NT letter: Paul’s suffering in the gospel mission is his passport
Someone who had the closest of relationships with Jesus and was the most submitted in serving Him, also seemed to get in a lot of trouble! Paul is our reminder that bad things happen to good people. In fact, bad things may happen as a consequence of being:
…a servant of God… in the Holy Spirit and in sincere love; in truthful speech and in the power of God; with weapons of righteousness in the right hand and in the left…from 2 Cor. 6:4-7
He talks about the opposition, difficulties and sheer suffering he has experienced:
…through glory and dishonour, bad report and good report; genuine, yet regarded as impostors; known, yet regarded as unknown; dying, and yet we live on; beaten, and yet not killed; sorrowful, yet always rejoicing; poor, yet making many rich; having nothing, and yet possessing everything.2 Cor. 6:8-10
Paul is saying that although he and his companions are widely recognised, yet treated as unknown imposters.
They have taken beatings, faced disappointments, travelled light with little comfort or security — yet with the sense of “possessing everything” and having it to share, and through the setbacks, “always rejoicing”.

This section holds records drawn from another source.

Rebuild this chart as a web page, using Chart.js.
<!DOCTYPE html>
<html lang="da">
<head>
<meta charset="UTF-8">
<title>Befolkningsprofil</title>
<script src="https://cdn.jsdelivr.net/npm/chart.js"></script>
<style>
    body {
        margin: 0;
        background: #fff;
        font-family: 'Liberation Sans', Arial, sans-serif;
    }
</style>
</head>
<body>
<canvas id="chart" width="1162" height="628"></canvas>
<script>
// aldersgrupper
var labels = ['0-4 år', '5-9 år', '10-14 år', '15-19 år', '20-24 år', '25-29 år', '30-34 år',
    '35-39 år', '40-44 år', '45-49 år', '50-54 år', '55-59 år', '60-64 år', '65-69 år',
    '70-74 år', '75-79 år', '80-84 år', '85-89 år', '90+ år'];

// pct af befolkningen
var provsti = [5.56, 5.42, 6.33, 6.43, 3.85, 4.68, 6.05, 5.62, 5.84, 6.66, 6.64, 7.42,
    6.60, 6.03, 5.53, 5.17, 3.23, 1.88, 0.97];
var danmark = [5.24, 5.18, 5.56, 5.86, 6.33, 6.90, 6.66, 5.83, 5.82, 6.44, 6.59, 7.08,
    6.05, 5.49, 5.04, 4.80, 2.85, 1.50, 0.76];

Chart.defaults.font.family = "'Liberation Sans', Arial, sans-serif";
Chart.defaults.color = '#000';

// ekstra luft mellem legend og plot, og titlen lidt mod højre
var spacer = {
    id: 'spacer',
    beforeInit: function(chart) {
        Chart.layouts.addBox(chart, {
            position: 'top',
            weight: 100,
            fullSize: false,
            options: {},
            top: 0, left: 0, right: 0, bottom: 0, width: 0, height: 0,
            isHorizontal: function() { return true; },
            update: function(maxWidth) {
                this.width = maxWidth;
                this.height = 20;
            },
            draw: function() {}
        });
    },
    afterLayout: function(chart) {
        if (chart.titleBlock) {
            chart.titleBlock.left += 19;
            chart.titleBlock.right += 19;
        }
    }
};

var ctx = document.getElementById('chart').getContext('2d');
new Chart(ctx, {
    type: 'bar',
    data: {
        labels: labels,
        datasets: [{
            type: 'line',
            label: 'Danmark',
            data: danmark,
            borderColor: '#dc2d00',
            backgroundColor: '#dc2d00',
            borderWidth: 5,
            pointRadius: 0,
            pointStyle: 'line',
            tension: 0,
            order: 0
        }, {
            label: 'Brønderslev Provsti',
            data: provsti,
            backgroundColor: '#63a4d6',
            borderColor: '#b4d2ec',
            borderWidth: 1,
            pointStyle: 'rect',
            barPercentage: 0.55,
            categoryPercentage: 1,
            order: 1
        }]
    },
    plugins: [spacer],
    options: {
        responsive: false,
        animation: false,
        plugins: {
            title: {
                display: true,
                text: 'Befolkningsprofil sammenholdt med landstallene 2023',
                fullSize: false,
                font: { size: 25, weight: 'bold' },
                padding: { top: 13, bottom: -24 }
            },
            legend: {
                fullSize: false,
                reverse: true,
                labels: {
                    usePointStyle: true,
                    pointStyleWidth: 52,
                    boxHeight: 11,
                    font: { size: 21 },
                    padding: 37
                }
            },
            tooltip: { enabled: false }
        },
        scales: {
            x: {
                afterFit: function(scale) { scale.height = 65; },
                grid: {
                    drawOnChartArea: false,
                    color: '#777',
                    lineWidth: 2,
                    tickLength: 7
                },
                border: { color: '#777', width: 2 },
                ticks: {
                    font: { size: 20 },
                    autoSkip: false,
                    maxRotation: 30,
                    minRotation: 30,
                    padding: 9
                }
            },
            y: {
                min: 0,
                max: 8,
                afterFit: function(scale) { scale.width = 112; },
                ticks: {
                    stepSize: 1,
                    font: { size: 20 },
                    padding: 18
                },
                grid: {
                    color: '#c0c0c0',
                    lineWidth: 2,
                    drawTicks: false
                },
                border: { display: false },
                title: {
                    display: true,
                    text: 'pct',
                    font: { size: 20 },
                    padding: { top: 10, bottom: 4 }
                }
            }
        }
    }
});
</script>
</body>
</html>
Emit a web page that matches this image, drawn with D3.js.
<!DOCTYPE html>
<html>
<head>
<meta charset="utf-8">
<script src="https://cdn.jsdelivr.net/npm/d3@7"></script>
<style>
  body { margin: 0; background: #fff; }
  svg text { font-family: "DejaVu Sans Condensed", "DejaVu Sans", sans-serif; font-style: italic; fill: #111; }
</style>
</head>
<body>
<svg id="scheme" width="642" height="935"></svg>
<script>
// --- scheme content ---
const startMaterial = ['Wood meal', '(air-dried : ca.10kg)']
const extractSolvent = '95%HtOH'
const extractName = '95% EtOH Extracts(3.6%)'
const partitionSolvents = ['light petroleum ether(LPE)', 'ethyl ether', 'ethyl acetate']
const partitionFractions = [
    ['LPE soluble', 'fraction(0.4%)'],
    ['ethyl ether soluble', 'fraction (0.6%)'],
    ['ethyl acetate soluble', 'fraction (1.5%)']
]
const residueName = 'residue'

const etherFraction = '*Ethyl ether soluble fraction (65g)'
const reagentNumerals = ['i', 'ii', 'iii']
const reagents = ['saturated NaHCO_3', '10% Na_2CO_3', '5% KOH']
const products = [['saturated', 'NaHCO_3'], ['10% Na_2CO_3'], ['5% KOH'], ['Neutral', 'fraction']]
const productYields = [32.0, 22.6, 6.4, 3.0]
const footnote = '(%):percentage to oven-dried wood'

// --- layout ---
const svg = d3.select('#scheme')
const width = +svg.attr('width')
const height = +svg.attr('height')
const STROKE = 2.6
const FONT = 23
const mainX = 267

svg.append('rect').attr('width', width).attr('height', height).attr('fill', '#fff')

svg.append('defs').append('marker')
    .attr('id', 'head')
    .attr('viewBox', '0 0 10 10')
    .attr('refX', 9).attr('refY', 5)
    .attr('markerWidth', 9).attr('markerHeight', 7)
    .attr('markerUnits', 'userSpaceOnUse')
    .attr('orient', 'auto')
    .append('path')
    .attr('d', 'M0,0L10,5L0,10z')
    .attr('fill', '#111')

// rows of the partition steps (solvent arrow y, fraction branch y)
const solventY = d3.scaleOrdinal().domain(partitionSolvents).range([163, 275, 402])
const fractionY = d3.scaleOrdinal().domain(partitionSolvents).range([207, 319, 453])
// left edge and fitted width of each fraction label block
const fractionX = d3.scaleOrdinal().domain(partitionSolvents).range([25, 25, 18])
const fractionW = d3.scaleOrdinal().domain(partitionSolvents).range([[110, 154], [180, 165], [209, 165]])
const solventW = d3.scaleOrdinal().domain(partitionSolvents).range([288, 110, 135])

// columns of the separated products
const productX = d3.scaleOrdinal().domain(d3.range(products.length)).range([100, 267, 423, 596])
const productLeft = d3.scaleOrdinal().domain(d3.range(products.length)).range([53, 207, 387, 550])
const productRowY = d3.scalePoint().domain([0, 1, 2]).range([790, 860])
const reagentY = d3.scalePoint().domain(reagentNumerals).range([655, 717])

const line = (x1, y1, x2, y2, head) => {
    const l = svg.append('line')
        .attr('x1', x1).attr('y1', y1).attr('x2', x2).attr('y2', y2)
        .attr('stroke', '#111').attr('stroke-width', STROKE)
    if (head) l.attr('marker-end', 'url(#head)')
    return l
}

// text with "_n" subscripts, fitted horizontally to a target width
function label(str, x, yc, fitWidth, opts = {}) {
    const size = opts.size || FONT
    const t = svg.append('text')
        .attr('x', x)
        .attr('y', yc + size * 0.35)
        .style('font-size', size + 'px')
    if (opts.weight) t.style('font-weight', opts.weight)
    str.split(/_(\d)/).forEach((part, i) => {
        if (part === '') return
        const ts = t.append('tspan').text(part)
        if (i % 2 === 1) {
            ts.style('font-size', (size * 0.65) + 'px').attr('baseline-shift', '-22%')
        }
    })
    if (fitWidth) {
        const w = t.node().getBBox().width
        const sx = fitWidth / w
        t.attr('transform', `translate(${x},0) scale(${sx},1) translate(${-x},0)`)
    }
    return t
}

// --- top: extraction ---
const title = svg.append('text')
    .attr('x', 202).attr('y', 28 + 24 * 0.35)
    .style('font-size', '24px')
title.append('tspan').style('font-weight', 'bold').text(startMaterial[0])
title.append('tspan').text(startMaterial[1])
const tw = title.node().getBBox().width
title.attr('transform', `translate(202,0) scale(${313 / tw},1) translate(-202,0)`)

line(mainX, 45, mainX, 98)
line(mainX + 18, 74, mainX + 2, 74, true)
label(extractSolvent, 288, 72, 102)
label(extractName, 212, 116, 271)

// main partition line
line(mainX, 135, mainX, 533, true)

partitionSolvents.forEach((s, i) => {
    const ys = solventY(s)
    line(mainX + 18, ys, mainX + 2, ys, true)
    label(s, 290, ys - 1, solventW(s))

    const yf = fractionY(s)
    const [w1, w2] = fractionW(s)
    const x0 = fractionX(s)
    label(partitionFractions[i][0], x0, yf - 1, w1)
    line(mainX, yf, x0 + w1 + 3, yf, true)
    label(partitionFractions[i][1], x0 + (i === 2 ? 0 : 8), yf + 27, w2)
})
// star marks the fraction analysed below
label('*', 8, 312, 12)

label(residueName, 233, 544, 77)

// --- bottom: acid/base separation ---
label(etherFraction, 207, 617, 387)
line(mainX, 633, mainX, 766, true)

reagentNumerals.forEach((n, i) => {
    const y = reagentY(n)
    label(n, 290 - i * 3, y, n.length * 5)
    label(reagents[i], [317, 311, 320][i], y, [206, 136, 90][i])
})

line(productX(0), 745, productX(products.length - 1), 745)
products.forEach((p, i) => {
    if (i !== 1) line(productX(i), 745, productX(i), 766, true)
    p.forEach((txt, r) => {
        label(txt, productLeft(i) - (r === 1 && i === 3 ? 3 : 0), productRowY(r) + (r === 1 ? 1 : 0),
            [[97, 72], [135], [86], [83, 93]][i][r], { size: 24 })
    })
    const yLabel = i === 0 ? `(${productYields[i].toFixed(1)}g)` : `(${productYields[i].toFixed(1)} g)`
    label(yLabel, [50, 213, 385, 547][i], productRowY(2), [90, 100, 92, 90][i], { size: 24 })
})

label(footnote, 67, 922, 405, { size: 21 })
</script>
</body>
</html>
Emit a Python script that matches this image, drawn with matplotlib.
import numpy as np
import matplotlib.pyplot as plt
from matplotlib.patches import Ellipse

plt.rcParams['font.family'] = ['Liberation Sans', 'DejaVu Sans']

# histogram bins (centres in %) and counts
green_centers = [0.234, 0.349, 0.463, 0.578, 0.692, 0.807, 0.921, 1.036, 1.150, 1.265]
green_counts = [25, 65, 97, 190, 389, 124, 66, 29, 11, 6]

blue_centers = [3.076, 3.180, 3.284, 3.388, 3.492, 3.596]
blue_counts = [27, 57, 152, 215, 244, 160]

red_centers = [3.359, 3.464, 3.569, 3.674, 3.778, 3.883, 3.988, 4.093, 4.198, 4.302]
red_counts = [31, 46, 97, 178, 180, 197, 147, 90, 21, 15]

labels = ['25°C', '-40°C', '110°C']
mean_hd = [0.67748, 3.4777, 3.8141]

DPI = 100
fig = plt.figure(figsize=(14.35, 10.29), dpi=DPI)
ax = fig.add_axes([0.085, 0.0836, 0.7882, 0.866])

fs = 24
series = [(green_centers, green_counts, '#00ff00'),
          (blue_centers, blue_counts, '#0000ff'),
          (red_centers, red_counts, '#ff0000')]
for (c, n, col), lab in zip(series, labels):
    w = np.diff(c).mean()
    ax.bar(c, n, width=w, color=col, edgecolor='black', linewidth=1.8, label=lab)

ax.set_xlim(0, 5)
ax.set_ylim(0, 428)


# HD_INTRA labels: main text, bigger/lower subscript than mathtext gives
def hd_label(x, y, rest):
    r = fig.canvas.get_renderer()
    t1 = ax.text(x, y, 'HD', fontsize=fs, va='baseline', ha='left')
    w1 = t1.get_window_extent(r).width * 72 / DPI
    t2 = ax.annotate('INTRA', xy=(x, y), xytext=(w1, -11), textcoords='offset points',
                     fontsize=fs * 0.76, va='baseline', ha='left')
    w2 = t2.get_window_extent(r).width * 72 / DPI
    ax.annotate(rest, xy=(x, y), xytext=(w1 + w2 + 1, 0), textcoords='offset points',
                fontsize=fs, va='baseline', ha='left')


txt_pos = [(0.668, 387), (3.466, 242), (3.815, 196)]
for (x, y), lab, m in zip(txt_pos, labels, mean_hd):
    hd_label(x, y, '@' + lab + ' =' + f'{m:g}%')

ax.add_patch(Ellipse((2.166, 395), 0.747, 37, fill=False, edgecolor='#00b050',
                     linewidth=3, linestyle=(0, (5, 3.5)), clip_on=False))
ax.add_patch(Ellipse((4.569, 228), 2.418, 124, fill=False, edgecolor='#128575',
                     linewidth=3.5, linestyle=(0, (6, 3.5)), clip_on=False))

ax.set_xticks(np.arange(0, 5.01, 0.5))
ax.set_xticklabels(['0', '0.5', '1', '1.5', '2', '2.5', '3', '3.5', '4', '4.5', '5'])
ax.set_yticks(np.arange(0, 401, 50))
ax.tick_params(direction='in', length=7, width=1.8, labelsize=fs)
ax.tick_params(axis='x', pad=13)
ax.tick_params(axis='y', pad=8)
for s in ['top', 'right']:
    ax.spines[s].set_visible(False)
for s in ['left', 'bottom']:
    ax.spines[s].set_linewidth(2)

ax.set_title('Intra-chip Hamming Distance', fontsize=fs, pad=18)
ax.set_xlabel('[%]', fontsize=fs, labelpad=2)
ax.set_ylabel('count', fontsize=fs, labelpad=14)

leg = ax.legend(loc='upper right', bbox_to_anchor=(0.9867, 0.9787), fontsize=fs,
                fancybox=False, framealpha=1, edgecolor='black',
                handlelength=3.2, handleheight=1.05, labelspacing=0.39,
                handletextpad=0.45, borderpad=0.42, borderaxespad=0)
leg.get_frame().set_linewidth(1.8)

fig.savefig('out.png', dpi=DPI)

This is a catalogue of ‘sticky situations’ but Paul is not questioning why this is happening. Instead, he sees it as God’s way of validating the ministry. No one who was self-serving or self-promoiting would put themselves though that. This is about a call from the Lord of lords who Himself was well acquainted with suffering and who never said it would be easy for us — in fact, quite the opposite. The life of a disciple of Jesus, often does feel like taking up one’s own cross, Luke 9:23.
This teaches us that
- The overriding character quality of God, alongside His merciful love, is His faithfulness. As we exercise faith, so — as a matter of honour — Hen will be found to be faithful.
- David knew this. He had to step into danger, knowing that God stepped in ahead of him.
- Jesus knew this and t he disciples had to learn this. He was in the boat. Post-resurrection, He is in our lives and we are in Him — to the extent that we give Him that lordship.
- Paul, Timothy and his other companions knew this. They accepted that the advance of the good news of the kingdom comes with setbacks, and that opposition proves the success of the mission.
Having trusted Jesus in a new spiritual start and come to know God personally, the way we strengthen and grow that trust — is by trusting Him more.